CIVIL LIBERTIES UNION TO CITY: DROP DEAD.
The NY Civil Liberties Union will fight the city’s subpoena of Frank Serpico for his correspondence concerning police whistle-blower Adrian Schoolcraft.

“The city is wildly mistaken to think it gets to rummage through Frank Serpico’s e-mails, letters and other personal materials looking for information to further attack Adrian Schoolcraft,” says Serpico’s attorney, the Civil Liberties Associate Legal Director, Chris Dunn. “The abuse of whistleblowers has to end and we will aggressively defend Mr.
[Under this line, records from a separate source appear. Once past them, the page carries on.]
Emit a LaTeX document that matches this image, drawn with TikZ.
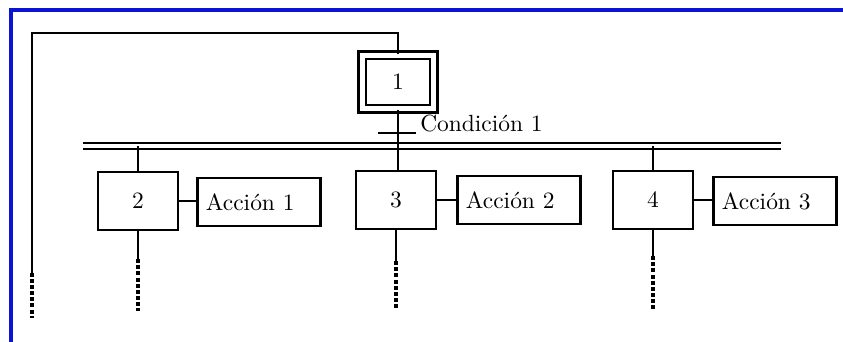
\documentclass[tikz,border=0pt]{standalone}
\usepackage{fontspec}
\usepackage{tikz}
\definecolor{frameblue}{RGB}{10,20,210}

\begin{document}
\begin{tikzpicture}[x=0.15mm,y=-0.15mm,line width=1.1pt,
  stepbox/.style={rectangle,draw,minimum width=12mm,minimum height=8.7mm,inner sep=0pt},
  initbox/.style={rectangle,draw,double,double distance=0.7mm,minimum width=10.7mm,minimum height=8mm,inner sep=0pt},
  actbox/.style={rectangle,draw,minimum height=7.2mm,text width=15.9mm,inner xsep=1.3mm,align=left},
  cont/.style={dash pattern=on 1.7pt off 0.9pt,line width=1.4pt}]
\useasboundingbox (0,0) rectangle (843,342);
\draw[frameblue,line width=1.4pt] (11,342) -- (11,10) -- (843,10);

\node [initbox] (s1) at (398,82) {1};
\node [stepbox] (s2) at (138,201) {2};
\node [stepbox] (s3) at (396,200) {3};
\node [stepbox] (s4) at (653,200) {4};
\node [actbox] (a1) at (259,202) {Acción 1};
\node [actbox] (a2) at (519,200) {Acción 2};
\node [actbox] (a3) at (775,201) {Acción 3};

\coordinate (bl) at (83,146);
\coordinate (br) at (781,146);
\coordinate (t1) at (397,133);
\coordinate (ret) at (32,273);
\node [anchor=west,inner sep=0pt] (c1) at (419,124) {Condición 1};

\draw[double,double distance=0.55mm] (bl) -- (br);
\draw (s1.south) -- (s1.south |- s3.north);
\draw ([xshift=-19*0.15mm]t1) -- ([xshift=19*0.15mm]t1);
\draw (s2.north) -- (s2.north |- bl);
\draw (s4.north) -- (s4.north |- bl);

\draw (s2.east) -- (s2.east -| a1.west);
\draw (s3.east) -- (s3.east -| a2.west);
\draw (s4.east) -- (s4.east -| a3.west);

\draw (s1.north) |- (ret |- 0,33) -- (ret);
\draw[cont] (ret) -- ++(0,45);

\draw (s2.south) -- ++(0,28) coordinate (d2);
\draw (s3.south) -- ++(0,31) coordinate (d3);
\draw (s4.south) -- ++(0,26) coordinate (d4);
\draw[cont] (d2) -- ++(0,52);
\draw[cont] (d3) -- ++(0,47);
\draw[cont] (d4) -- ++(0,53);
\end{tikzpicture}
\end{document}
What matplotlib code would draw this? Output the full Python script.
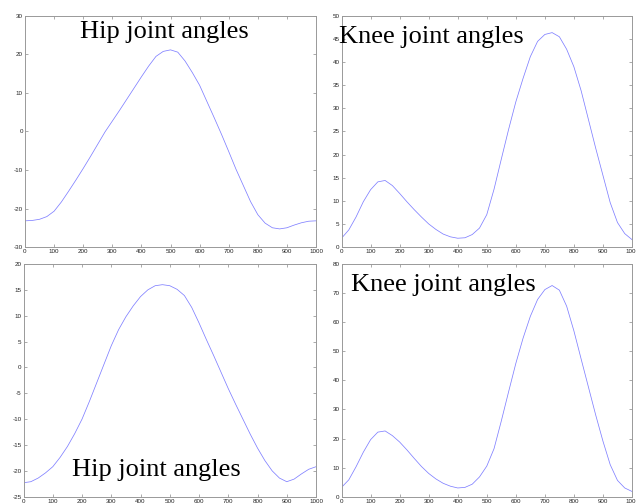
import matplotlib
matplotlib.use('Agg')
from matplotlib import pyplot as plt

plt.rcParams['axes.unicode_minus'] = False
plt.rcParams['font.family'] = ['Liberation Sans', 'DejaVu Sans']

x = list(range(0, 1001, 25))
hip_top = [-23.2, -23.1, -22.8, -22.1, -20.7, -18.3, -15.5, -12.6, -9.6, -6.5,
           -3.3, -0.1, 2.7, 5.5, 8.4, 11.3, 14.2, 17.0, 19.5, 20.8,
           21.2, 20.6, 18.3, 15.3, 12.0, 7.8, 3.6, -0.7, -5.2, -9.8,
           -14.0, -18.2, -21.6, -23.8, -25.0, -25.3, -25.0, -24.3, -23.7, -23.3, -23.2]
knee_top = [1.9, 3.7, 6.5, 9.8, 12.4, 14.1, 14.4, 13.3, 11.6, 9.8,
            8.1, 6.5, 5.0, 3.8, 2.8, 2.2, 1.9, 2.0, 2.7, 4.1,
            7.0, 12.5, 19.0, 25.4, 31.4, 36.5, 41.2, 44.5, 46.0, 46.4,
            45.5, 42.8, 39.0, 33.8, 27.6, 21.4, 15.5, 9.6, 5.3, 2.9, 1.6]
hip_bot = [-22.3, -22.1, -21.4, -20.4, -19.2, -17.4, -15.3, -12.8, -10.0, -6.6,
           -3.0, 0.6, 4.2, 7.3, 9.8, 11.9, 13.7, 15.0, 15.8, 16.0,
           15.8, 15.1, 13.9, 11.6, 8.6, 5.4, 2.3, -0.9, -4.1, -7.1,
           -10.0, -12.9, -15.6, -18.0, -20.0, -21.4, -22.1, -21.6, -20.6, -19.7, -19.2]
knee_bot = [3.2, 5.8, 10.3, 15.3, 19.6, 22.2, 22.6, 21.0, 18.8, 16.1,
            13.2, 10.4, 8.0, 6.1, 4.6, 3.6, 3.0, 3.2, 4.3, 6.8,
            10.5, 16.5, 26.0, 36.0, 45.8, 54.5, 62.0, 67.8, 71.2, 72.6,
            71.0, 65.5, 57.0, 47.3, 37.7, 28.1, 19.1, 11.0, 5.6, 3.0, 1.8]

hip_label = 'Hip joint angles'
knee_label = 'Knee joint angles'

fig = plt.figure(figsize=(6.36, 5.04), dpi=100)

panels = [
    # rect, data, ylim, ystep, label, text x, text y, ha
    ([0.0393, 0.5099, 0.4576, 0.4584], hip_top, (-30, 30), 10, hip_label, 0.48, 0.905, 'center'),
    ([0.537, 0.5099, 0.4567, 0.4584], knee_top, (0, 50), 5, knee_label, -0.008, 0.883, 'left'),
    ([0.037, 0.0145, 0.4599, 0.4617], hip_bot, (-25, 20), 5, hip_label, 0.165, 0.089, 'left'),
    ([0.537, 0.0145, 0.4567, 0.4617], knee_bot, (0, 80), 10, knee_label, 0.033, 0.885, 'left'),
]

for rect, y, ylim, ystep, label, tx, ty, ha in panels:
    ax = fig.add_axes(rect)
    ax.plot(x, y, color='#8080ff', lw=0.55, solid_joinstyle='round')
    ax.set_xlim(0, 1000)
    ax.set_ylim(*ylim)
    ax.set_xticks(range(0, 1001, 100))
    ax.set_yticks(range(ylim[0], ylim[1] + 1, ystep))
    ax.tick_params(direction='in', length=2.5, width=0.5, colors='#888888',
                   labelcolor='#222222', labelsize=4.5, pad=1.5,
                   top=True, right=True)
    for s in ax.spines.values():
        s.set_color('#999999')
        s.set_linewidth(0.7)
    ax.text(tx, ty, label, transform=ax.transAxes, ha=ha, va='baseline',
            fontsize=19, family='Liberation Serif', color='black')

fig.savefig('out.png', dpi=100)
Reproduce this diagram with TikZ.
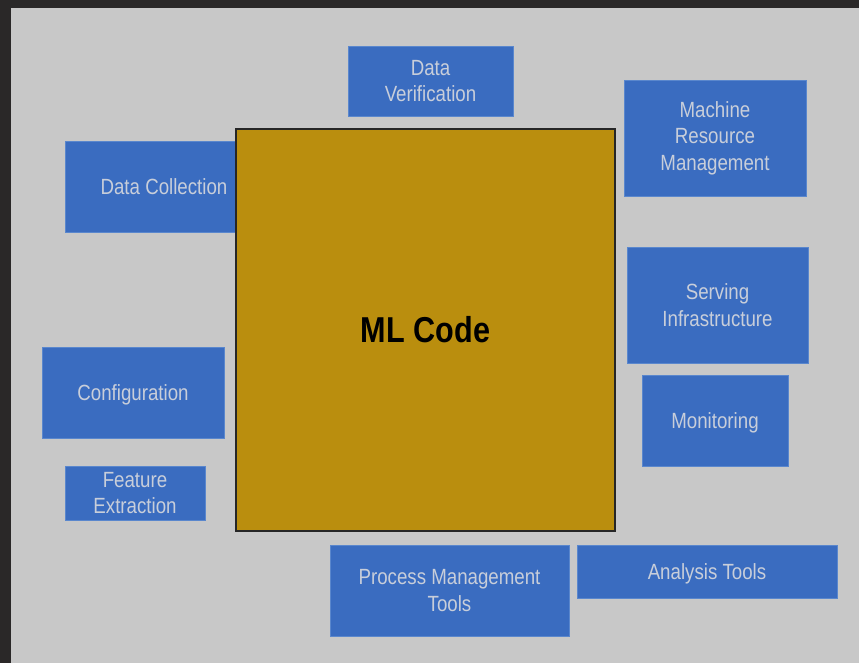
\documentclass[tikz,border=0pt]{standalone}
\usepackage{fontspec}
\setmainfont{Liberation Sans}[FakeStretch=0.85]
\definecolor{board}{RGB}{42,40,40}
\definecolor{panel}{RGB}{200,200,200}
\definecolor{boxblue}{RGB}{58,108,192}
\definecolor{boxedge}{RGB}{90,135,205}
\definecolor{boxtext}{RGB}{200,206,218}
\definecolor{mlgold}{RGB}{186,142,14}
\begin{document}
\begin{tikzpicture}[x=1pt,y=-1pt,
    part/.style={fill=boxblue,draw=boxedge,line width=0.6pt,text=boxtext,
        align=center,inner sep=0pt,font=\fontsize{22}{26.5}\selectfont},
    oneline/.style={part,text depth=0pt},
    core/.style={fill=mlgold,draw=black!85,line width=1.3pt,inner sep=0pt,
        font=\fontsize{36}{40}\selectfont\bfseries}]
    \useasboundingbox (0,0) rectangle (859,663);
    \fill[board] (0,0) rectangle (859,663);
    \fill[panel] (11,8) rectangle (859,663);
    % blocks round the code
    \node[part,minimum width=165pt,minimum height=70pt] (verify) at (430.5,81) {Data\\Verification};
    \node[part,minimum width=182pt,minimum height=116pt] (resource) at (715,138) {Machine\\Resource\\Management};
    \node[oneline,minimum width=198pt,minimum height=91pt] (collect) at (164,186.5) {Data Collection};
    \node[part,minimum width=181pt,minimum height=116pt] (serving) at (717.5,305) {Serving\\Infrastructure};
    \node[oneline,minimum width=146pt,minimum height=91pt] (monitor) at (715,420.5) {Monitoring};
    \node[oneline,minimum width=182pt,minimum height=91pt] (config) at (133,392.5) {Configuration};
    \node[part,minimum width=140pt,minimum height=54pt] (feature) at (135,493) {Feature\\Extraction};
    \node[part,minimum width=239pt,minimum height=91pt] (process) at (449.5,590.5) {Process Management\\Tools};
    \node[oneline,minimum width=260pt,minimum height=53pt] (analysis) at (707,571.5) {Analysis Tools};
    % the code itself
    \node[core,minimum width=379pt,minimum height=402pt] (mlcode) at (425.5,330) {ML Code};
\end{tikzpicture}
\end{document}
Serpico’s rights.”

Serpico — whose revelations of police corruption 40 years ago led to the establishment of the Knapp Commission, which changed the course of NYPD history and made him an icon worldwide — has been supportive of Schoolcraft, who in 2009 the police forcibly brought to Jamaica Hospital, where, against his will, he was incarcerated for five days in its psychiatric ward.

While the city maintains that Schoolcraft’s superiors felt he needed hospitalization, Schoolcraft has filed a $50 million lawsuit against the city, charging that his forced hospitalization was retaliation for secretly taping his commanders in the 81st precinct in Brooklyn ordering cops to downgrade felonies to misdemeanors so that the precinct would appear to be safer than it actually was.

Police Commissioner Ray Kelly said that an internal investigation substantiated Schoolcraft’s claims.

Besides transferring the precinct’s commanding officer and disciplining other precinct officers, Kelly established a commission to determine whether such downgrading was city-wide. In a recently released report, the commissioners determined that it was.

Serpico’s subpoena seeks his communications about Schoolcraft with governmental agencies, including the police department, the mayor’s office, the city’s Inspector General, the FBI, the Justice Department as well as with Dunn, the late police sergeant David Durk, Village Voice reporter Graham Rayman, and this reporter.

Assistant City Corporation Counsel Suzanna Publicker Mettam explained Serpico’s subpoena, saying in a statement released by the Law Department: “Based on reported comments by Mr. Serpico to media outlets, we have reason to believe that he may have information relevant to Adrian Schoolcraft’s lawsuit. As he is not a party, a subpoena was recently served requesting any relevant documents in his possession.”